— Begin DATA FOR THE TASK —

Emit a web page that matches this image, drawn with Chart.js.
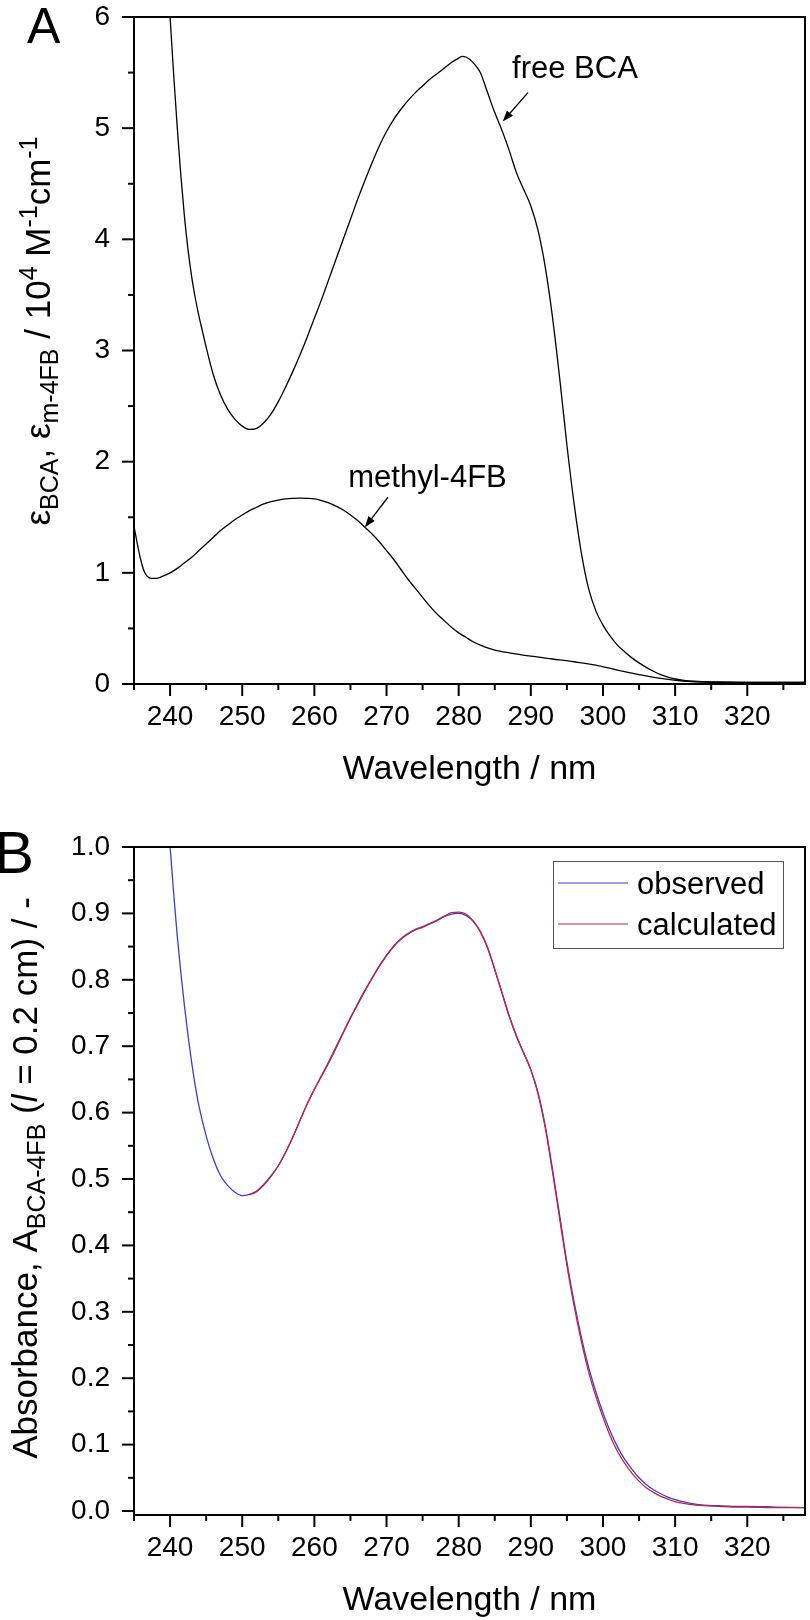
<!DOCTYPE html>
<html><head><meta charset="utf-8">
<script src="https://cdn.jsdelivr.net/npm/chart.js@4.4.1/dist/chart.umd.min.js"></script>
<style>
html,body{margin:0;padding:0;background:#fff;}
#wrap{position:relative;width:810px;height:1620px;overflow:hidden;background:#fff;}
canvas{position:absolute;left:0;}
#cA{top:0;} #cB{top:800px;}
</style></head><body>
<div id="wrap"><canvas id="cA" width="810" height="800"></canvas><canvas id="cB" width="810" height="820"></canvas></div>
<script>
// ---------- DATA ----------
// Panel A: molar absorptivity (10^4 M^-1 cm^-1)
const wlBCA = [239.5,240,240.5,241,241.5,242,242.5,243,243.5,244,244.5,
  245,246,247,248,249,250,251,252,253,254,255,256,257,258,259,260,261,262,263,264,265,266,267,268,269,270,
  271,272,273,274,275,276,277,278,279,280,280.5,281,282,283,284,285,286,287,288,289,290,291,292,293,294,295,296,297,298,299,300,
  301,302,303,304,305,306,307,308,309,310,311,312,314,316,318,320,324,328];
const epsBCA = [6.55,6.0,5.48,5.0,4.57,4.2,3.9,3.66,3.47,3.31,3.17,
  3.03,2.78,2.6,2.47,2.38,2.32,2.29,2.3,2.35,2.43,2.54,2.67,2.81,2.96,3.12,3.29,3.46,3.64,3.82,4.0,4.18,4.36,4.53,4.69,4.84,4.97,
  5.08,5.17,5.25,5.32,5.38,5.44,5.49,5.54,5.59,5.63,5.645,5.64,5.59,5.5,5.32,5.14,4.98,4.8,4.6,4.45,4.3,4.08,3.75,3.3,2.75,2.15,1.62,1.18,0.86,0.66,0.53,
  0.43,0.35,0.29,0.235,0.19,0.15,0.115,0.085,0.062,0.045,0.034,0.027,0.021,0.018,0.016,0.015,0.015,0.015];
const wlM4FB = [235,235.5,236,236.5,237,237.5,238,239,240,241,242,243,244,245,246,247,248,249,250,
  251,252,253,254,255,256,257,258,259,260,261,262,263,264,265,266,267,268,269,270,
  271,272,273,274,275,276,277,278,279,280,281,282,283,284,285,287,290,293,296,299,302,305,308,311,314,318,322,328];
const epsM4FB = [1.42,1.25,1.1,1.0,0.96,0.95,0.95,0.97,1.0,1.04,1.09,1.14,1.2,1.26,1.32,1.38,1.43,1.48,1.52,
  1.56,1.59,1.62,1.64,1.655,1.665,1.67,1.672,1.67,1.665,1.65,1.63,1.6,1.565,1.52,1.47,1.41,1.35,1.28,1.2,
  1.12,1.03,0.94,0.86,0.78,0.7,0.63,0.57,0.51,0.46,0.42,0.38,0.35,0.325,0.305,0.28,0.25,0.225,0.2,0.17,0.125,0.085,0.05,0.027,0.018,0.015,0.015,0.015];
// Panel B: absorbance
const wlObs = [239.5,240,240.5,241,241.5,242,242.5,243,243.5,244,
  245,246,247,248,249,250,251,252,253,254,255,256,257,258,259,260,261,262,263,264,265,266,267,268,269,270,
  271,272,273,274,275,276,277,278,279,280,281,282,283,284,285,286,287,288,289,290,291,292,293,294,295,296,297,298,299,300,
  301,302,303,304,305,306,307,308,309,310,312,314,316,318,320,324,328];
const absObs = [1.05,1.0,0.93,0.865,0.81,0.76,0.715,0.675,0.64,0.61,
  0.565,0.53,0.505,0.49,0.48,0.475,0.477,0.482,0.492,0.505,0.52,0.54,0.563,0.588,0.613,0.635,0.655,0.675,0.697,0.72,0.742,0.763,0.783,0.802,0.82,0.836,
  0.85,0.861,0.869,0.875,0.879,0.884,0.889,0.895,0.899,0.9,0.897,0.888,0.872,0.848,0.815,0.78,0.745,0.715,0.69,0.665,0.63,0.58,0.515,0.445,0.375,0.315,0.262,0.217,0.18,0.148,
  0.12,0.097,0.078,0.063,0.05,0.04,0.032,0.026,0.021,0.017,0.012,0.009,0.008,0.007,0.007,0.006,0.005];
const wlCalc = [251,252,253,254,255,256,257,258,259,260,261,262,263,264,265,266,267,268,269,270,
  271,272,273,274,275,276,277,278,279,280,281,282,283,284,285,286,287,288,289,290,291,292,293,294,295,296,297,298,299,300,
  301,302,303,304,305,306,307,308,309,310,312,314,316,318,320,324,328];
const absCalc = [0.476,0.481,0.491,0.504,0.52,0.54,0.563,0.588,0.613,0.635,0.656,0.677,0.699,0.721,0.743,0.764,0.784,0.803,0.821,0.837,
  0.851,0.862,0.87,0.876,0.88,0.885,0.89,0.896,0.901,0.902,0.899,0.889,0.873,0.849,0.816,0.781,0.746,0.716,0.69,0.664,0.628,0.577,0.511,0.44,0.37,0.309,0.256,0.21,0.173,0.141,
  0.113,0.09,0.072,0.057,0.045,0.035,0.028,0.022,0.018,0.014,0.01,0.008,0.007,0.006,0.006,0.005,0.005];
// Tick values
const xTickValues = [235,240,245,250,255,260,265,270,275,280,285,290,295,300,305,310,315,320,325];
const xMajor = [240,250,260,270,280,290,300,310,320];
const yTicksA = [0,0.5,1,1.5,2,2.5,3,3.5,4,4.5,5,5.5,6];
const yMajorA = [0,1,2,3,4,5,6];
const yTicksB = [0,0.05,0.1,0.15,0.2,0.25,0.3,0.35,0.4,0.45,0.5,0.55,0.6,0.65,0.7,0.75,0.8,0.85,0.9,0.95,1.0];
const yMajorB = [0,0.1,0.2,0.3,0.4,0.5,0.6,0.7,0.8,0.9,1.0];
// Labels
const seriesA = ['free BCA','methyl-4FB'];
const seriesB = ['observed','calculated'];

// ---------- STYLE / HELPERS ----------
const FF = '"Liberation Sans", Arial, Helvetica, sans-serif';
const pts = (xs, ys) => xs.map((x, i) => ({x, y: ys[i]}));
const near = (v, arr) => arr.some(a => Math.abs(a - v) < 1e-6);

function drawRich(ctx, segs, cx, cy, size, rotate) {
  const fontFor = s => (s.it ? 'italic ' : '') + Math.round(s.k ? size * 0.7 : size) + 'px ' + FF;
  let w = 0;
  segs.forEach(s => { ctx.font = fontFor(s); s.w = ctx.measureText(s.t).width; w += s.w; });
  ctx.save();
  ctx.translate(cx, cy);
  if (rotate) ctx.rotate(-Math.PI / 2);
  ctx.fillStyle = '#000'; ctx.textAlign = 'left'; ctx.textBaseline = 'alphabetic';
  let x = -w / 2;
  segs.forEach(s => {
    ctx.font = fontFor(s);
    const dy = s.k === 'sub' ? size * 0.24 : (s.k === 'sup' ? -size * 0.38 : 0);
    ctx.fillText(s.t, x, dy);
    x += s.w;
  });
  ctx.restore();
}

function framePlugin(cfg) {
  return {
    id: 'frame' + cfg.id,
    afterDraw(chart) {
      const {ctx, chartArea: a, scales: {x, y}} = chart;
      ctx.save();
      ctx.strokeStyle = '#000'; ctx.lineWidth = 2; ctx.lineCap = 'butt';
      ctx.strokeRect(a.left, a.top, a.right - a.left, a.bottom - a.top);
      xTickValues.forEach(v => {
        const px = x.getPixelForValue(v);
        const L = near(v, xMajor) ? 12 : 6;
        ctx.beginPath(); ctx.moveTo(px, a.bottom); ctx.lineTo(px, a.bottom + L); ctx.stroke();
      });
      cfg.yTicks.forEach(v => {
        const py = y.getPixelForValue(v);
        const L = near(v, cfg.yMajor) ? 12 : 6;
        ctx.beginPath(); ctx.moveTo(a.left, py); ctx.lineTo(a.left - L, py); ctx.stroke();
      });
      // x-axis title
      ctx.fillStyle = '#000'; ctx.font = '34px ' + FF; ctx.textAlign = 'center'; ctx.textBaseline = 'alphabetic';
      ctx.fillText('Wavelength / nm', (a.left + a.right) / 2, a.bottom + cfg.xTitleOff);
      // y-axis title
      drawRich(ctx, cfg.yTitle, cfg.yTitleX, cfg.yTitleY, 35, true);
      // panel letter
      ctx.font = cfg.letterSize + 'px ' + FF; ctx.textAlign = 'left';
      ctx.fillText(cfg.letter, cfg.letterX, cfg.letterY);
      ctx.restore();
    }
  };
}

function xScale(bottom) {
  return {
    type: 'linear', min: 235, max: 328,
    afterBuildTicks: s => { s.ticks = xTickValues.map(v => ({value: v})); },
    afterFit: s => { s.height = s.chart.canvas.height - bottom; s.paddingLeft = 0; s.paddingRight = 0; },
    grid: {display: true, drawOnChartArea: false, drawTicks: true, tickLength: 12, tickColor: 'rgba(0,0,0,0)'},
    border: {display: false},
    ticks: {autoSkip: false, maxRotation: 0, padding: 4, color: '#000', font: {family: FF, size: 28},
      callback: v => near(v, xMajor) ? String(v) : ''}
  };
}
function yScale(min, max, tickVals, major, fmt) {
  return {
    type: 'linear', min, max,
    afterBuildTicks: s => { s.ticks = tickVals.map(v => ({value: v})); },
    afterFit: s => { s.width = 134; s.paddingTop = 0; s.paddingBottom = 0; },
    grid: {display: true, drawOnChartArea: false, drawTicks: true, tickLength: 12, tickColor: 'rgba(0,0,0,0)'},
    border: {display: false},
    ticks: {autoSkip: false, padding: 12, color: '#000', font: {family: FF, size: 28},
      callback: v => near(v, major) ? fmt(v) : ''}
  };
}

// ---------- PANEL A ----------
const annA = [
  {text: seriesA[0], tx: 287.4, ty: 5.45, ax: 289.6, ay: 5.32, hx: 286.1, hy: 5.06},
  {text: seriesA[1], tx: 264.7, ty: 1.77, ax: 270.2, ay: 1.68, hx: 267.0, hy: 1.41}
];
const annPlugin = {
  id: 'annA',
  afterDraw(chart) {
    const {ctx, scales: {x, y}} = chart;
    ctx.save();
    ctx.fillStyle = '#000'; ctx.strokeStyle = '#000'; ctx.lineWidth = 1.3;
    ctx.font = '31px ' + FF; ctx.textAlign = 'left'; ctx.textBaseline = 'alphabetic';
    annA.forEach(a => {
      ctx.fillText(a.text, x.getPixelForValue(a.tx), y.getPixelForValue(a.ty));
      const x1 = x.getPixelForValue(a.ax), y1 = y.getPixelForValue(a.ay);
      const x2 = x.getPixelForValue(a.hx), y2 = y.getPixelForValue(a.hy);
      const ang = Math.atan2(y2 - y1, x2 - x1);
      const hl = 11, hw = 4;
      const bx = x2 - hl * Math.cos(ang), by = y2 - hl * Math.sin(ang);
      ctx.beginPath(); ctx.moveTo(x1, y1); ctx.lineTo(bx, by); ctx.stroke();
      ctx.beginPath();
      ctx.moveTo(x2, y2);
      ctx.lineTo(bx + hw * Math.sin(ang), by - hw * Math.cos(ang));
      ctx.lineTo(bx - hw * Math.sin(ang), by + hw * Math.cos(ang));
      ctx.closePath(); ctx.fill();
    });
    ctx.restore();
  }
};

new Chart(document.getElementById('cA'), {
  type: 'line',
  data: {datasets: [
    {label: seriesA[0], data: pts(wlBCA, epsBCA), borderColor: '#000', borderWidth: 1.3, pointRadius: 0, cubicInterpolationMode: 'monotone', fill: false},
    {label: seriesA[1], data: pts(wlM4FB, epsM4FB), borderColor: '#000', borderWidth: 1.3, pointRadius: 0, cubicInterpolationMode: 'monotone', fill: false}
  ]},
  options: {
    responsive: false, animation: false, devicePixelRatio: 1,
    layout: {padding: {top: 17, right: 5, left: 0, bottom: 0}},
    plugins: {legend: {display: false}, tooltip: {enabled: false}},
    scales: {
      x: xScale(684),
      y: yScale(0, 6, yTicksA, yMajorA, v => String(Math.round(v)))
    }
  },
  plugins: [annPlugin, framePlugin({
    id: 'A', yTicks: yTicksA, yMajor: yMajorA, xTitleOff: 95,
    yTitle: [{t: 'ε'}, {t: 'BCA', k: 'sub'}, {t: ', ε'}, {t: 'm-4FB', k: 'sub'}, {t: ' / 10'}, {t: '4', k: 'sup'}, {t: ' M'}, {t: '-1', k: 'sup'}, {t: 'cm'}, {t: '-1', k: 'sup'}],
    yTitleX: 50, yTitleY: 331,
    letter: 'A', letterSize: 50, letterX: 27, letterY: 43
  })]
});

// ---------- PANEL B ----------
const legendPlugin = {
  id: 'legB',
  afterDraw(chart) {
    const {ctx} = chart;
    ctx.save();
    ctx.strokeStyle = '#555'; ctx.lineWidth = 1;
    ctx.strokeRect(553.5, 61.5, 230, 87);
    ctx.font = '31px ' + FF; ctx.textAlign = 'left'; ctx.textBaseline = 'alphabetic'; ctx.fillStyle = '#000';
    const rows = [83, 124];
    chart.data.datasets.forEach((d, i) => {
      ctx.strokeStyle = d.borderColor; ctx.lineWidth = 1.2;
      ctx.beginPath(); ctx.moveTo(558, rows[i]); ctx.lineTo(628, rows[i]); ctx.stroke();
      ctx.fillText(d.label, 637, rows[i] + 11);
    });
    ctx.restore();
  }
};

new Chart(document.getElementById('cB'), {
  type: 'line',
  data: {datasets: [
    {label: seriesB[0], data: pts(wlObs, absObs), borderColor: '#3b3fcf', borderWidth: 1.3, pointRadius: 0, cubicInterpolationMode: 'monotone', fill: false, order: 2},
    {label: seriesB[1], data: pts(wlCalc, absCalc), borderColor: '#c8203e', borderWidth: 1.3, pointRadius: 0, cubicInterpolationMode: 'monotone', fill: false, order: 1}
  ]},
  options: {
    responsive: false, animation: false, devicePixelRatio: 1,
    layout: {padding: {top: 47, right: 5, left: 0, bottom: 0}},
    plugins: {legend: {display: false}, tooltip: {enabled: false}},
    scales: {
      x: xScale(715),
      y: yScale(-0.006, 1.0, yTicksB, yMajorB, v => v.toFixed(1))
    }
  },
  plugins: [legendPlugin, framePlugin({
    id: 'B', yTicks: yTicksB, yMajor: yMajorB, xTitleOff: 95,
    yTitle: [{t: 'Absorbance, A'}, {t: 'BCA-4FB', k: 'sub'}, {t: ' ('}, {t: 'l', it: true}, {t: ' = 0.2 cm) / -'}],
    yTitleX: 37, yTitleY: 378,
    letter: 'B', letterSize: 60, letterX: -6, letterY: 73
  })]
});
</script>
</body></html>
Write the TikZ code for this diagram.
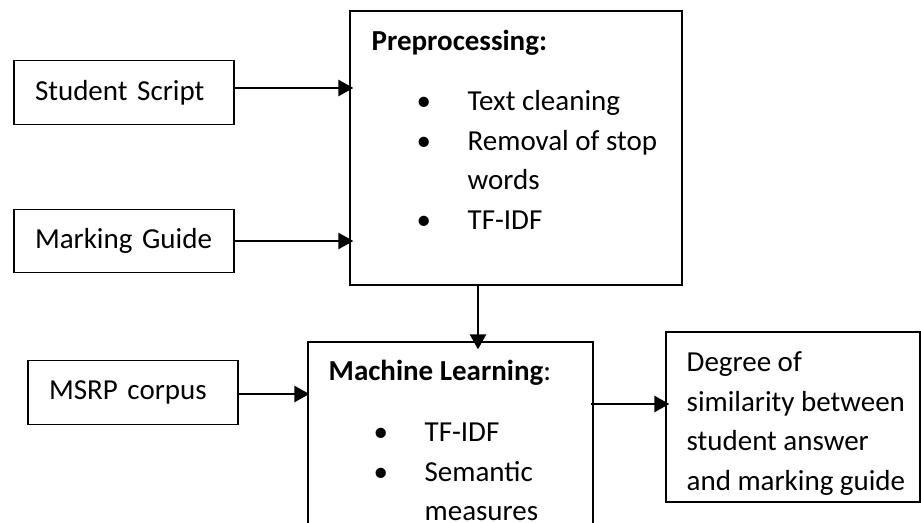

— End DATA FOR THE TASK —

• INSTRUCTIONS FOR THE TASK:
Report all lines of the data above that include the string "this".

• FINISHED ANSWER:
Emit a web page that matches this image, drawn with Chart.js.
Write the TikZ code for this diagram.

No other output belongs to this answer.